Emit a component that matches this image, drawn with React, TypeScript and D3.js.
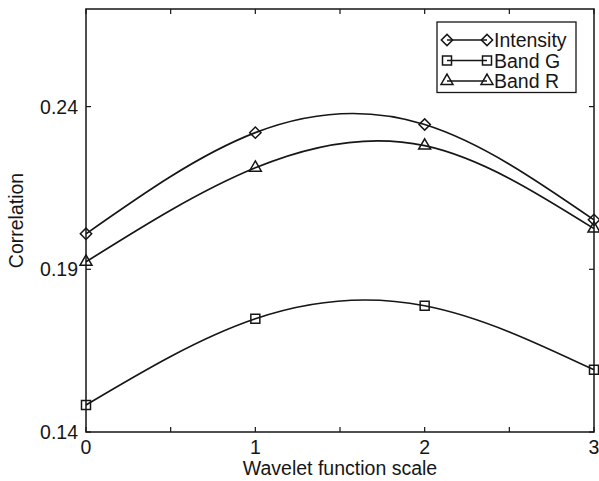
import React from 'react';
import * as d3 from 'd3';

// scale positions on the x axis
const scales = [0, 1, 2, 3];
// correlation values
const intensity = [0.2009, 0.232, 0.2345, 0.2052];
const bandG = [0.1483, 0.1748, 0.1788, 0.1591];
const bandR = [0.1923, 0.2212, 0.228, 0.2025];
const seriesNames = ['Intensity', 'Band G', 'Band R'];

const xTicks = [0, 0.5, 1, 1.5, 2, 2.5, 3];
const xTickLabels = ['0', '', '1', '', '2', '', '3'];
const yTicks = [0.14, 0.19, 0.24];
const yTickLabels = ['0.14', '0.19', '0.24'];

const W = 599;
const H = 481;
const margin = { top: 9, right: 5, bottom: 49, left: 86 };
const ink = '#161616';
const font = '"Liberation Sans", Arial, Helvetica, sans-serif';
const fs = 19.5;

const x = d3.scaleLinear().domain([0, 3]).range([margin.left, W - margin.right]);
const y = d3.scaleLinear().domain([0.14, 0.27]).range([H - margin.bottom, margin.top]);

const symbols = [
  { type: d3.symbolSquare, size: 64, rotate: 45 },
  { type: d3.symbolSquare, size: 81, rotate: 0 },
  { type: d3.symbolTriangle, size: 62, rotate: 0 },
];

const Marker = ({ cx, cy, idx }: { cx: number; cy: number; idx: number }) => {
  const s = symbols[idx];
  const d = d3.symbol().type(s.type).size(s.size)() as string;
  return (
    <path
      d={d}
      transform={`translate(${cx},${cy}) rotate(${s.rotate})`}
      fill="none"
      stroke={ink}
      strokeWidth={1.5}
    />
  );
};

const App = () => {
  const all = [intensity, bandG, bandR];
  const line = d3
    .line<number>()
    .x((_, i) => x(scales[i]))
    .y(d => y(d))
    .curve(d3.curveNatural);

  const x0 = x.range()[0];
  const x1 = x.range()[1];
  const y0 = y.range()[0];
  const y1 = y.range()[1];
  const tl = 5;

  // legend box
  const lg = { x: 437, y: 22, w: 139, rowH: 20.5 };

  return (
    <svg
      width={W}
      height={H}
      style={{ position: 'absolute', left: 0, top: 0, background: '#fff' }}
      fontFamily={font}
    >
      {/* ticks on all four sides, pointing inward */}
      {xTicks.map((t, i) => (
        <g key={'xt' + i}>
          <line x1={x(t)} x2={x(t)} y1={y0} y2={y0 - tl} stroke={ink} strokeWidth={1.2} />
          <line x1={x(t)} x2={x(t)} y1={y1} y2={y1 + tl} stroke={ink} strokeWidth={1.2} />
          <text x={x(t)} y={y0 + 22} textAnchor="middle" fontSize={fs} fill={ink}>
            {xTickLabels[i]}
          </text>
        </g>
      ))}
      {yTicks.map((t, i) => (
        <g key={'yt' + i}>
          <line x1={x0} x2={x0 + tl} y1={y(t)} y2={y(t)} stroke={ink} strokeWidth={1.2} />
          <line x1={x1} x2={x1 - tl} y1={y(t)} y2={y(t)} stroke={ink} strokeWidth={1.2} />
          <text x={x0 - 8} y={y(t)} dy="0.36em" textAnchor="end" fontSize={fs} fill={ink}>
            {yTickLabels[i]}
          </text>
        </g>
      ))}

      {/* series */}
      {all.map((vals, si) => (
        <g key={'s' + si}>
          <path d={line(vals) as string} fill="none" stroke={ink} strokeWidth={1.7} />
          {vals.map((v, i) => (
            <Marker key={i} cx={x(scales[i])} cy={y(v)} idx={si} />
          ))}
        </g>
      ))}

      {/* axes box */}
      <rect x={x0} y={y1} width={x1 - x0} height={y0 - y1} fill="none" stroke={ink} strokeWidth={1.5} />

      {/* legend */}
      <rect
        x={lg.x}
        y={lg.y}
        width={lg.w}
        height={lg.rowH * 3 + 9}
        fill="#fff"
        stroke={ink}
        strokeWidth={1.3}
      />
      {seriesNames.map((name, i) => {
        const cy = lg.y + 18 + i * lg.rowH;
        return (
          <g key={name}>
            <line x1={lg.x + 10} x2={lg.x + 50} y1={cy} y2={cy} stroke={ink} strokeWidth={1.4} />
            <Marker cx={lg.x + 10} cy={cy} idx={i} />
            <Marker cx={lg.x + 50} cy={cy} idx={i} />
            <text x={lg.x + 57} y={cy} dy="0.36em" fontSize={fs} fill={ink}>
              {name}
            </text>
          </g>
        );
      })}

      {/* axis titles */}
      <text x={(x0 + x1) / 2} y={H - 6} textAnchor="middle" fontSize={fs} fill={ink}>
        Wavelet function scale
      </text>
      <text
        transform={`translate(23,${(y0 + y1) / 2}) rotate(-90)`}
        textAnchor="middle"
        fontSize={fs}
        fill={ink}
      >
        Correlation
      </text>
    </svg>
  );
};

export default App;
=====
Copy the material shown above in full and exactly. Skip the pictures.

● SOLVED EXERCISE
Emit a component that matches this image, drawn with React, TypeScript and D3.js.
import React from 'react';
import * as d3 from 'd3';

// scale positions on the x axis
const scales = [0, 1, 2, 3];
// correlation values
const intensity = [0.2009, 0.232, 0.2345, 0.2052];
const bandG = [0.1483, 0.1748, 0.1788, 0.1591];
const bandR = [0.1923, 0.2212, 0.228, 0.2025];
const seriesNames = ['Intensity', 'Band G', 'Band R'];

const xTicks = [0, 0.5, 1, 1.5, 2, 2.5, 3];
const xTickLabels = ['0', '', '1', '', '2', '', '3'];
const yTicks = [0.14, 0.19, 0.24];
const yTickLabels = ['0.14', '0.19', '0.24'];

const W = 599;
const H = 481;
const margin = { top: 9, right: 5, bottom: 49, left: 86 };
const ink = '#161616';
const font = '"Liberation Sans", Arial, Helvetica, sans-serif';
const fs = 19.5;

const x = d3.scaleLinear().domain([0, 3]).range([margin.left, W - margin.right]);
const y = d3.scaleLinear().domain([0.14, 0.27]).range([H - margin.bottom, margin.top]);

const symbols = [
  { type: d3.symbolSquare, size: 64, rotate: 45 },
  { type: d3.symbolSquare, size: 81, rotate: 0 },
  { type: d3.symbolTriangle, size: 62, rotate: 0 },
];

const Marker = ({ cx, cy, idx }: { cx: number; cy: number; idx: number }) => {
  const s = symbols[idx];
  const d = d3.symbol().type(s.type).size(s.size)() as string;
  return (
    <path
      d={d}
      transform={`translate(${cx},${cy}) rotate(${s.rotate})`}
      fill="none"
      stroke={ink}
      strokeWidth={1.5}
    />
  );
};

const App = () => {
  const all = [intensity, bandG, bandR];
  const line = d3
    .line<number>()
    .x((_, i) => x(scales[i]))
    .y(d => y(d))
    .curve(d3.curveNatural);

  const x0 = x.range()[0];
  const x1 = x.range()[1];
  const y0 = y.range()[0];
  const y1 = y.range()[1];
  const tl = 5;

  // legend box
  const lg = { x: 437, y: 22, w: 139, rowH: 20.5 };

  return (
    <svg
      width={W}
      height={H}
      style={{ position: 'absolute', left: 0, top: 0, background: '#fff' }}
      fontFamily={font}
    >
      {/* ticks on all four sides, pointing inward */}
      {xTicks.map((t, i) => (
        <g key={'xt' + i}>
          <line x1={x(t)} x2={x(t)} y1={y0} y2={y0 - tl} stroke={ink} strokeWidth={1.2} />
          <line x1={x(t)} x2={x(t)} y1={y1} y2={y1 + tl} stroke={ink} strokeWidth={1.2} />
          <text x={x(t)} y={y0 + 22} textAnchor="middle" fontSize={fs} fill={ink}>
            {xTickLabels[i]}
          </text>
        </g>
      ))}
      {yTicks.map((t, i) => (
        <g key={'yt' + i}>
          <line x1={x0} x2={x0 + tl} y1={y(t)} y2={y(t)} stroke={ink} strokeWidth={1.2} />
          <line x1={x1} x2={x1 - tl} y1={y(t)} y2={y(t)} stroke={ink} strokeWidth={1.2} />
          <text x={x0 - 8} y={y(t)} dy="0.36em" textAnchor="end" fontSize={fs} fill={ink}>
            {yTickLabels[i]}
          </text>
        </g>
      ))}

      {/* series */}
      {all.map((vals, si) => (
        <g key={'s' + si}>
          <path d={line(vals) as string} fill="none" stroke={ink} strokeWidth={1.7} />
          {vals.map((v, i) => (
            <Marker key={i} cx={x(scales[i])} cy={y(v)} idx={si} />
          ))}
        </g>
      ))}

      {/* axes box */}
      <rect x={x0} y={y1} width={x1 - x0} height={y0 - y1} fill="none" stroke={ink} strokeWidth={1.5} />

      {/* legend */}
      <rect
        x={lg.x}
        y={lg.y}
        width={lg.w}
        height={lg.rowH * 3 + 9}
        fill="#fff"
        stroke={ink}
        strokeWidth={1.3}
      />
      {seriesNames.map((name, i) => {
        const cy = lg.y + 18 + i * lg.rowH;
        return (
          <g key={name}>
            <line x1={lg.x + 10} x2={lg.x + 50} y1={cy} y2={cy} stroke={ink} strokeWidth={1.4} />
            <Marker cx={lg.x + 10} cy={cy} idx={i} />
            <Marker cx={lg.x + 50} cy={cy} idx={i} />
            <text x={lg.x + 57} y={cy} dy="0.36em" fontSize={fs} fill={ink}>
              {name}
            </text>
          </g>
        );
      })}

      {/* axis titles */}
      <text x={(x0 + x1) / 2} y={H - 6} textAnchor="middle" fontSize={fs} fill={ink}>
        Wavelet function scale
      </text>
      <text
        transform={`translate(23,${(y0 + y1) / 2}) rotate(-90)`}
        textAnchor="middle"
        fontSize={fs}
        fill={ink}
      >
        Correlation
      </text>
    </svg>
  );
};

export default App;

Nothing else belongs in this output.